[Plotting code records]

☆ ☆ ☆ ☆ ☆ ☆ ☆

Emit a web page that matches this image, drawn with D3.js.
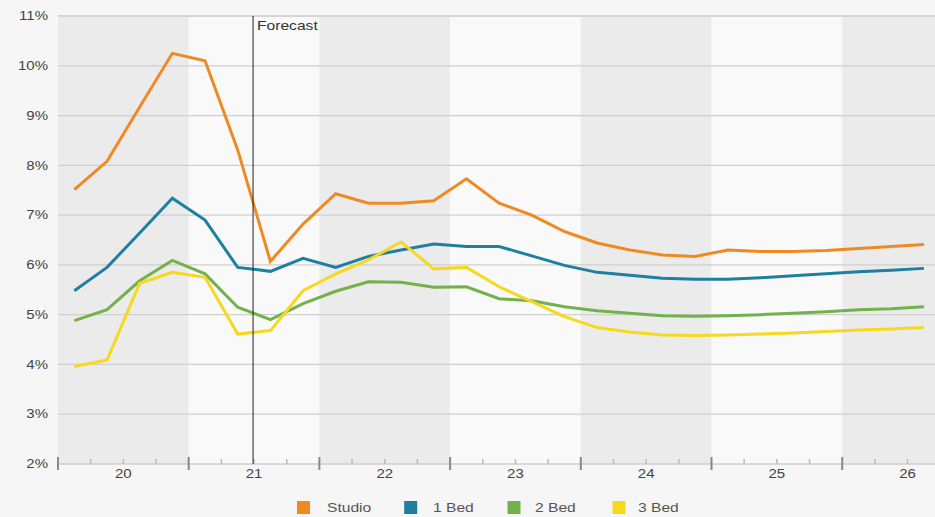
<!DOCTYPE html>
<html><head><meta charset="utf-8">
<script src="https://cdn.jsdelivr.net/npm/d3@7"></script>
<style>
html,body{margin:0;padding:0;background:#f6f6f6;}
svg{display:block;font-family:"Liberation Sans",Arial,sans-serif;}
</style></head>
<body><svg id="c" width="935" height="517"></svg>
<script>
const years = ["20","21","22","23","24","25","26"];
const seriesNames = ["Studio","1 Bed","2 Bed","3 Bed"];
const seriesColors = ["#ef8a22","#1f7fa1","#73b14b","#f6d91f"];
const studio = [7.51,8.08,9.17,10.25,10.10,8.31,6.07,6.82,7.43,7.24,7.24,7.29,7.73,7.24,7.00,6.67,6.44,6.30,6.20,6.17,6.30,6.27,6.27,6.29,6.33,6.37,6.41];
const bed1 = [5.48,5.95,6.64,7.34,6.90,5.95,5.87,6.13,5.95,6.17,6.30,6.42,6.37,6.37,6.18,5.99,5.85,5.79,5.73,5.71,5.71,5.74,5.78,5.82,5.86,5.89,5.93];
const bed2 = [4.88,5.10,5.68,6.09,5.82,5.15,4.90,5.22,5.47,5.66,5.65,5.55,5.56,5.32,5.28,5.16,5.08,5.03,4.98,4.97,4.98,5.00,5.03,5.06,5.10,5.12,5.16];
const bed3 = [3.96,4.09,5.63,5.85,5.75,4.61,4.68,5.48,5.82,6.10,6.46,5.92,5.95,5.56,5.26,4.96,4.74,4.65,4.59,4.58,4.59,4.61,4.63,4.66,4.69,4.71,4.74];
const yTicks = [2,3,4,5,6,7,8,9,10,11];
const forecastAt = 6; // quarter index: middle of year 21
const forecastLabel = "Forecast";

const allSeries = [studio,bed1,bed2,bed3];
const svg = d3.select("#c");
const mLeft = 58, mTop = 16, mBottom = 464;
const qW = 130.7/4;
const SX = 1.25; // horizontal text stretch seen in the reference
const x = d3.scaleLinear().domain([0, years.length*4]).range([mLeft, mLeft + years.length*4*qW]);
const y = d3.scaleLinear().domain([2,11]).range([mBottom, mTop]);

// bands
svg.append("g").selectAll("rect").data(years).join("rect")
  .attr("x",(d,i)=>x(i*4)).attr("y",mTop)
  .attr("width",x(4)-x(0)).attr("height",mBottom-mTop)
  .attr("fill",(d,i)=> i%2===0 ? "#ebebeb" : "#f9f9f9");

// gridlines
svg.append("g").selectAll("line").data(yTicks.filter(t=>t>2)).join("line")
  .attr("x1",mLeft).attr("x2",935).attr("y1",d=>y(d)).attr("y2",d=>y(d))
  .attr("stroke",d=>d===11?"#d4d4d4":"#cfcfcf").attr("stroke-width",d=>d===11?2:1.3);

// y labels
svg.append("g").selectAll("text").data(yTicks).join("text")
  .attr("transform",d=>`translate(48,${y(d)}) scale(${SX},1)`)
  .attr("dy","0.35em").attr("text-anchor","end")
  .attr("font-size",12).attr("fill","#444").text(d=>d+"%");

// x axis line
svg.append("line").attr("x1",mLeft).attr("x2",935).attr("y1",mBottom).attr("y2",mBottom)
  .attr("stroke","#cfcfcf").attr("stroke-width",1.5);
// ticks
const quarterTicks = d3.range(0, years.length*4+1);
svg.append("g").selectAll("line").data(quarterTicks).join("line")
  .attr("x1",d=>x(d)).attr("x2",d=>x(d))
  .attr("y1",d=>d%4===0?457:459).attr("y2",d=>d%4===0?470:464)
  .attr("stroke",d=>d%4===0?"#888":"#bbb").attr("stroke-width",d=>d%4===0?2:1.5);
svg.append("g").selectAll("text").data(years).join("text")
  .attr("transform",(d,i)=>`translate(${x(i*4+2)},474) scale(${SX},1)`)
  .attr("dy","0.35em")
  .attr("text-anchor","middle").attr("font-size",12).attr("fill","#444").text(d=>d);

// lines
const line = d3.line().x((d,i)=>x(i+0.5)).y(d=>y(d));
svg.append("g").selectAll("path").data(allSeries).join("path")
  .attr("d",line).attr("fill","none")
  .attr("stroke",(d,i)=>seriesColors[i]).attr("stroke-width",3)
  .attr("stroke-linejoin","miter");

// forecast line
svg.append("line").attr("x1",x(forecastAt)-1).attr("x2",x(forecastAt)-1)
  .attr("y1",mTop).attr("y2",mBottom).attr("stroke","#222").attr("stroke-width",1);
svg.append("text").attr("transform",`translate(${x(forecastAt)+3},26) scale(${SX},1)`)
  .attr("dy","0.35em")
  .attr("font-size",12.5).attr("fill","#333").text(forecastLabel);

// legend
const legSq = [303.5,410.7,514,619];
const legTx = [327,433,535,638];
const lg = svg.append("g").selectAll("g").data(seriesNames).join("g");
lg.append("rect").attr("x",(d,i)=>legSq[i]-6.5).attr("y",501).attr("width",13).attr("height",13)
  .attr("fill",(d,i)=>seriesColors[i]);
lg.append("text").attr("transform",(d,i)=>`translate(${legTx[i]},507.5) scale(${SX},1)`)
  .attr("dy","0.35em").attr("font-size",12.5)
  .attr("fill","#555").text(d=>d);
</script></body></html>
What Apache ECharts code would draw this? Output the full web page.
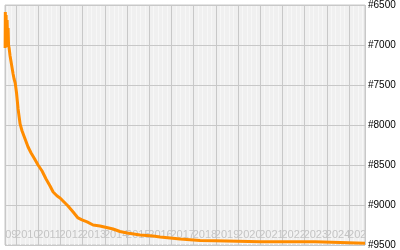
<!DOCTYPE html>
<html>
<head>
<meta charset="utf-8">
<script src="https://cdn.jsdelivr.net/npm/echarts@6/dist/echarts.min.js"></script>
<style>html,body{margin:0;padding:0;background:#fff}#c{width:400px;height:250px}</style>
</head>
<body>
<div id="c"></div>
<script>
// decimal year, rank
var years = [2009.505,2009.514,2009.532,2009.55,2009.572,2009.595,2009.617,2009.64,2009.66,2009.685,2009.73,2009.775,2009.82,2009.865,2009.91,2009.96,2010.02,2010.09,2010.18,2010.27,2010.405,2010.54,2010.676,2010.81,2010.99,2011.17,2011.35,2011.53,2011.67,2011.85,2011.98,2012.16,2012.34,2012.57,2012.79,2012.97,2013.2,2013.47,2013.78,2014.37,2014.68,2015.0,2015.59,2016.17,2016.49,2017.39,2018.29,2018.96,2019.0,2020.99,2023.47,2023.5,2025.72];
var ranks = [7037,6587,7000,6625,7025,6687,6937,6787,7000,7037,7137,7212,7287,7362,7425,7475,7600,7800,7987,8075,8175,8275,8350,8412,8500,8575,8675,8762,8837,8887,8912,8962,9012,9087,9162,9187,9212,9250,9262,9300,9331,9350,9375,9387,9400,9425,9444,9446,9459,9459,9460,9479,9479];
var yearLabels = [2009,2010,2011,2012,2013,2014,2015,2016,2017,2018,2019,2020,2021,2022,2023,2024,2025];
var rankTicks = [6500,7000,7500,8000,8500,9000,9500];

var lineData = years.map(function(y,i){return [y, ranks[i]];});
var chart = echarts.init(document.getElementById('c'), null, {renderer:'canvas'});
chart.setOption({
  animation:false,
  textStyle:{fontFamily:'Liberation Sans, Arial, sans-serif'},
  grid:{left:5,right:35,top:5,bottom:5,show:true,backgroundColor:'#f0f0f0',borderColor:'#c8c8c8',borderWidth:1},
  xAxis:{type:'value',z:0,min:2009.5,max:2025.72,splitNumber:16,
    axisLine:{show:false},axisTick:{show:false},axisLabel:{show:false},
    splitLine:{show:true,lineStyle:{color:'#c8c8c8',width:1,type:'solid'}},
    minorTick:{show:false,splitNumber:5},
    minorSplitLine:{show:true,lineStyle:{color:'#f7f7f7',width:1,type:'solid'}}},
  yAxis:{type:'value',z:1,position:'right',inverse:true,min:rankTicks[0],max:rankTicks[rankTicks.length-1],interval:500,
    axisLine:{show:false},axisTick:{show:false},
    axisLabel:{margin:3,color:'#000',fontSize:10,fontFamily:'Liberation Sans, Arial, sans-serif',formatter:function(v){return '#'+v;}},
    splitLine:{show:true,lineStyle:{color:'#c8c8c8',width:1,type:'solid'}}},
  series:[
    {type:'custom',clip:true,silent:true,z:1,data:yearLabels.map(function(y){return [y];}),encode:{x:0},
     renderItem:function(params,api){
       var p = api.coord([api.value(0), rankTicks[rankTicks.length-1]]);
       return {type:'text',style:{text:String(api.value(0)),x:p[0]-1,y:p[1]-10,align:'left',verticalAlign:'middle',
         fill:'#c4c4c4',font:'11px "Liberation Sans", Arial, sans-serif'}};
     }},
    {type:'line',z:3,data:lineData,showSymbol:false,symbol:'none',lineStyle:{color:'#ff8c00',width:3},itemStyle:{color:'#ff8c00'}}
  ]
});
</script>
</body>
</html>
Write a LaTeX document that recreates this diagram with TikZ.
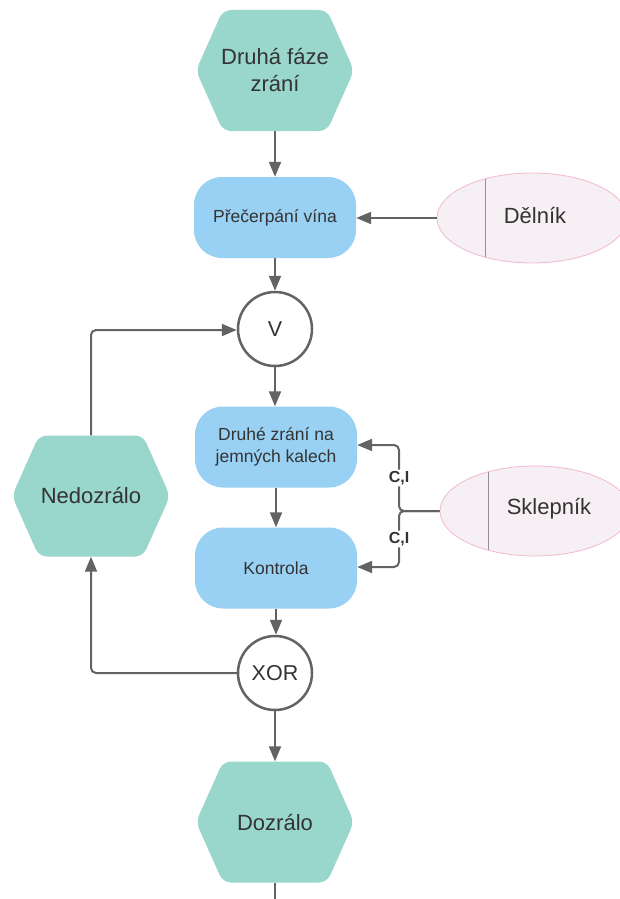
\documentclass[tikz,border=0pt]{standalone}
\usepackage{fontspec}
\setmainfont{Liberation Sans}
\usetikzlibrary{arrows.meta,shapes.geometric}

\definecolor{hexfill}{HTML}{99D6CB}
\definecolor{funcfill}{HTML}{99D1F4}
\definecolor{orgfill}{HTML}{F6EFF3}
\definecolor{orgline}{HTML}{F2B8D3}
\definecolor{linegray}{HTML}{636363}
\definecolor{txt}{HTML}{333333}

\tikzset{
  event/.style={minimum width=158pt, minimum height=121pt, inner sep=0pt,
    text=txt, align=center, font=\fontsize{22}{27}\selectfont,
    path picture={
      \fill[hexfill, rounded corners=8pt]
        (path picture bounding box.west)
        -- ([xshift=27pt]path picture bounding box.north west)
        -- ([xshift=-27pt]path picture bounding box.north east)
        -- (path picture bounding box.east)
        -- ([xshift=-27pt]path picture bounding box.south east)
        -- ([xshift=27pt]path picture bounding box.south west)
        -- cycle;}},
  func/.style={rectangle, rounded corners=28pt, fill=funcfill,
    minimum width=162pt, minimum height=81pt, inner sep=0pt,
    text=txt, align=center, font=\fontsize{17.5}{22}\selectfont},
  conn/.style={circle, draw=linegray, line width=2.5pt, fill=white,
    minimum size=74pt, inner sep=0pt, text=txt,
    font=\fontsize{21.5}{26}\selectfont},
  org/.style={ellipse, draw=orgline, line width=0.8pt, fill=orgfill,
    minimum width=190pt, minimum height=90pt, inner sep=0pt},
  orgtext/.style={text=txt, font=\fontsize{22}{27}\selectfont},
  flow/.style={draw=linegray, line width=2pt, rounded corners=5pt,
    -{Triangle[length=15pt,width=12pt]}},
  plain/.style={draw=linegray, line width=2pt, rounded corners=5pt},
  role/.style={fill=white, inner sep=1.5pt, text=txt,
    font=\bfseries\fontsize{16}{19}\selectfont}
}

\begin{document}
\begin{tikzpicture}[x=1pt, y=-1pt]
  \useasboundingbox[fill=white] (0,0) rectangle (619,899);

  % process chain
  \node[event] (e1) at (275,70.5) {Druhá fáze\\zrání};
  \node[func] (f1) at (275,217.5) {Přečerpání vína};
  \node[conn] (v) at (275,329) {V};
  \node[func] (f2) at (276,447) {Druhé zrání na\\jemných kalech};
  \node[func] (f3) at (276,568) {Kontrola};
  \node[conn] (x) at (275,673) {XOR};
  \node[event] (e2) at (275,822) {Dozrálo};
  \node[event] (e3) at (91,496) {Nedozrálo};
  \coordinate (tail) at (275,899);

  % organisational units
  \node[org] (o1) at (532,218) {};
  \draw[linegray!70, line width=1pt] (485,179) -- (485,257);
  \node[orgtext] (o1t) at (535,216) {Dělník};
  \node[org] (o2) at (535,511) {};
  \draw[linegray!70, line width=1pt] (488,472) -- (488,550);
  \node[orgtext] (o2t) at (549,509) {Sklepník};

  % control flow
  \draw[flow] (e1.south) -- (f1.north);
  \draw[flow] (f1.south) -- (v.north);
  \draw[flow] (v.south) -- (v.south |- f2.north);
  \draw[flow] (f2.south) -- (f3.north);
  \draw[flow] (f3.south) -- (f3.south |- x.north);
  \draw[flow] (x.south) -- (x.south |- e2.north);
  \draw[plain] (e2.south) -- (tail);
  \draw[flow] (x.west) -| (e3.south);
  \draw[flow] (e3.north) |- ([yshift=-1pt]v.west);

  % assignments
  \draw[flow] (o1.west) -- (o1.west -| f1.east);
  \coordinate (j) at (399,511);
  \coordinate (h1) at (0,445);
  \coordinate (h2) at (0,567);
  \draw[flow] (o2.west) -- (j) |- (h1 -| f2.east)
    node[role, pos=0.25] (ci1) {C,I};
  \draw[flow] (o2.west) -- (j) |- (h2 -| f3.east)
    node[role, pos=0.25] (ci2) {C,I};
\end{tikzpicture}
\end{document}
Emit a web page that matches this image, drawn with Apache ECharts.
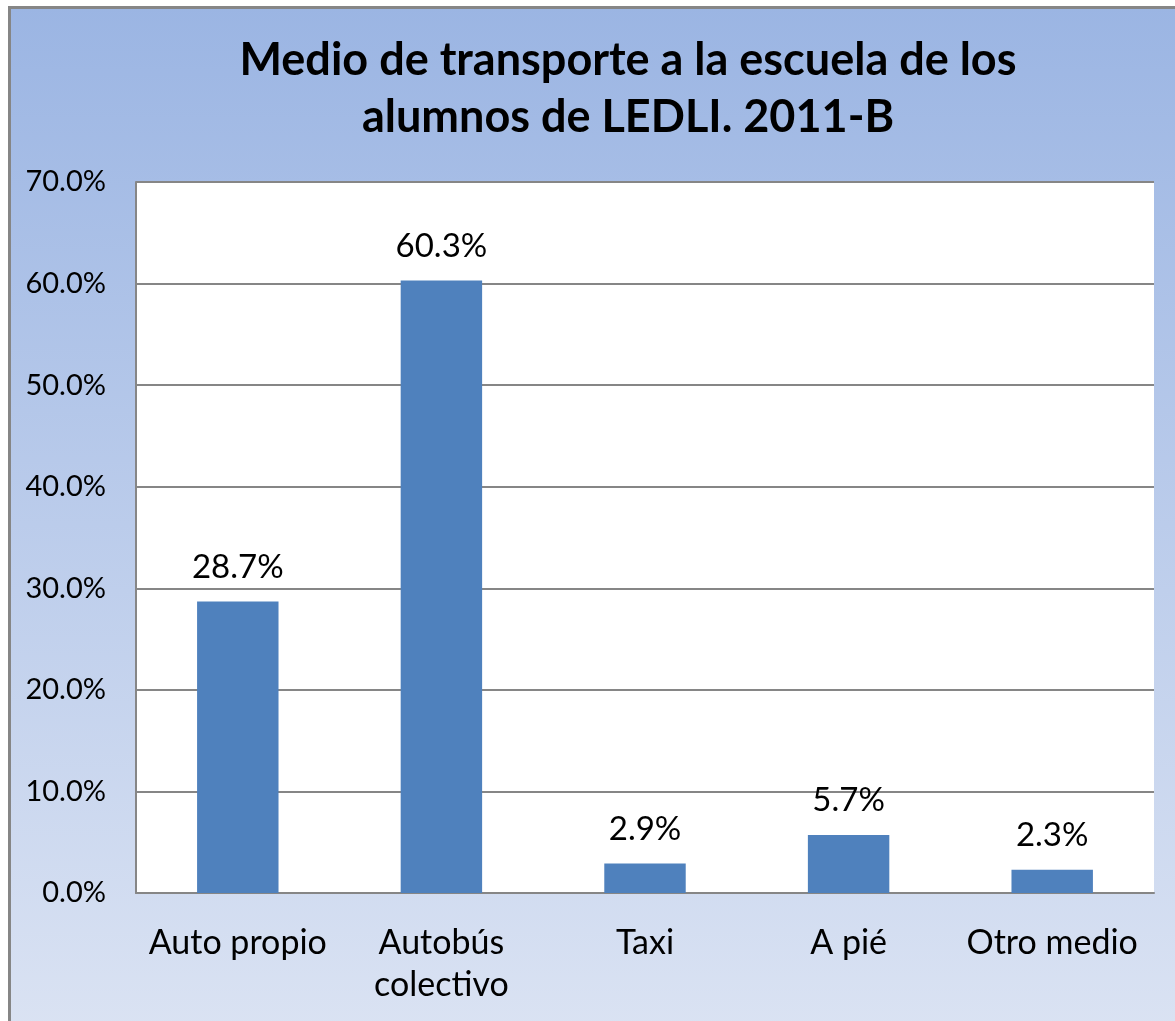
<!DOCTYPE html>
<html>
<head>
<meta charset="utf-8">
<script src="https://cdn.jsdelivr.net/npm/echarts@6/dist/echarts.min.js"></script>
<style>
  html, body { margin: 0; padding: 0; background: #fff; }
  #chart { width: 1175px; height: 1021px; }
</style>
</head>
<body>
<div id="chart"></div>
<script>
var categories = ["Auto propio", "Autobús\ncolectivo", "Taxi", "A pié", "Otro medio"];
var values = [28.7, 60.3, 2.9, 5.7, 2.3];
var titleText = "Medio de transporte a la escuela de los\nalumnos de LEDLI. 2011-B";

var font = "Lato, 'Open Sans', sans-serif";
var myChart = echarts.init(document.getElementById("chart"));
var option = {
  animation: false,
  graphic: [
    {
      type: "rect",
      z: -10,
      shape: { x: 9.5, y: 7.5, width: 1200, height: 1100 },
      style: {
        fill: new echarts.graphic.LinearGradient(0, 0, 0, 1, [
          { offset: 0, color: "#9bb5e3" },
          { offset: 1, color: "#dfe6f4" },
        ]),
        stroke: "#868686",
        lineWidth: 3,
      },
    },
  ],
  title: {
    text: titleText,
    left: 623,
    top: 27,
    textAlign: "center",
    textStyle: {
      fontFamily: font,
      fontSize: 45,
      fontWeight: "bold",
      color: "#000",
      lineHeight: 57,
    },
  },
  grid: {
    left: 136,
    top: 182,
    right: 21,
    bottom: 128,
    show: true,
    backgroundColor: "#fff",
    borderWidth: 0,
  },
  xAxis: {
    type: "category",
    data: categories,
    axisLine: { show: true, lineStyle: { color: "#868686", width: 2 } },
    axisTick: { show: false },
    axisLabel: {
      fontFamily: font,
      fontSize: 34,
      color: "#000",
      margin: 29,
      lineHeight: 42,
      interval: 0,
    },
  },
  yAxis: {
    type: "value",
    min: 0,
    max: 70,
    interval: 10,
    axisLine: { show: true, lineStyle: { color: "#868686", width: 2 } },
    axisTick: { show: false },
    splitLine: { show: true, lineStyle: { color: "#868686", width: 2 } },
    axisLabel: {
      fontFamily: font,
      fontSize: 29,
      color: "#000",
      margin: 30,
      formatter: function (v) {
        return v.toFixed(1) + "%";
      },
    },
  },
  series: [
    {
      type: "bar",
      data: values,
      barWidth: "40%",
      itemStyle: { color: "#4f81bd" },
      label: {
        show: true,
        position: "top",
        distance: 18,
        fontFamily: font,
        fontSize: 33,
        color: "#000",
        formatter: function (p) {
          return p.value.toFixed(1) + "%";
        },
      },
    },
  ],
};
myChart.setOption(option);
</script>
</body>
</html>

☆ ☆ ☆ ☆ ☆ ☆ ☆

§ **Given task**: Show each line of the listing that holds the string "this".

§ **Answer to the problem**:
Emit a web page that matches this image, drawn with D3.js.
What Apache ECharts code would draw this? Output the full web page.
Write a LaTeX document that recreates this diagram with TikZ.
Emit a web page that matches this image, drawn with Apache ECharts.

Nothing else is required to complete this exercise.